The irony is that by the time the teething problems are resolved, there will be no other option. If we don't like the answer to the question, it'll be too late to put the Lottery genie back in its bottle.
How it all works
The five good causes that benefit from the Lottery
After prizes, the retailers' take and Camelot's cut, 28p from every Lottery ticket is left for distribution to five good causes. The money is split equally between the Millennium Commission, the (four national) Arts Councils, The National Heritage Memorial Fund, The National Lottery's Charities Board and the (four national) Sports Councils.
The first three are most likely to have the most discernible effect on the national economy, as their remits tend to involve large capital projects.
With the Arts Councils, these are undertakings such as film production and the building of galleries and theatres. The National Heritage Memorial Fund seeks to conserve the nation's heritage. And the Millennium Fund's mandate is to leave the nation with 'lasting monuments' to mark the year 2000, the most obvious example of which is the Millennium Exhibition whose contribution to posterity, if it comes off, will be a building that could pass for the bastard offspring of a sea urchin and a dinner plate.

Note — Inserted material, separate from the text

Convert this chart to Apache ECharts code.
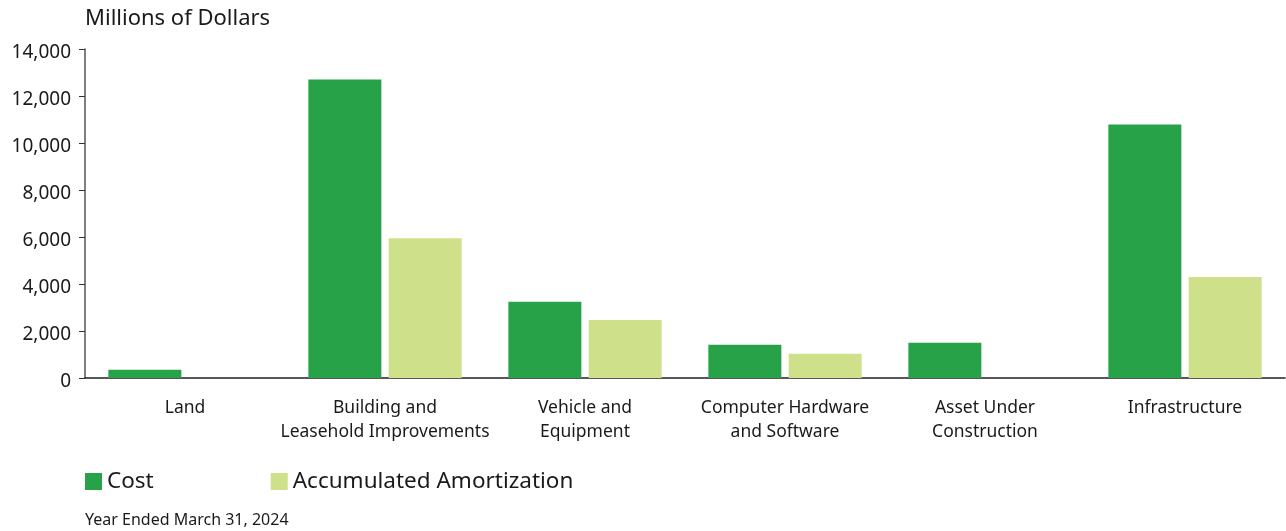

The distribution bodies differ in how much partnership funding they require, that is, the percentage of the overall cost the recipients of grants must raise themselves. This varies from Heritage's 'no fixed percentage', through the Arts Councils' 'absolute minimum of 10%' to the Millennium Commission's hefty 50% minimum. As partnership funding needs to be in place before Lottery money is handed out, Millennium projects are most dependent on private sector goodwill.
The latest figures show that 23% of the funds for Heritage projects have been drawn while across the five awarding bodies, the average figure was only 9%.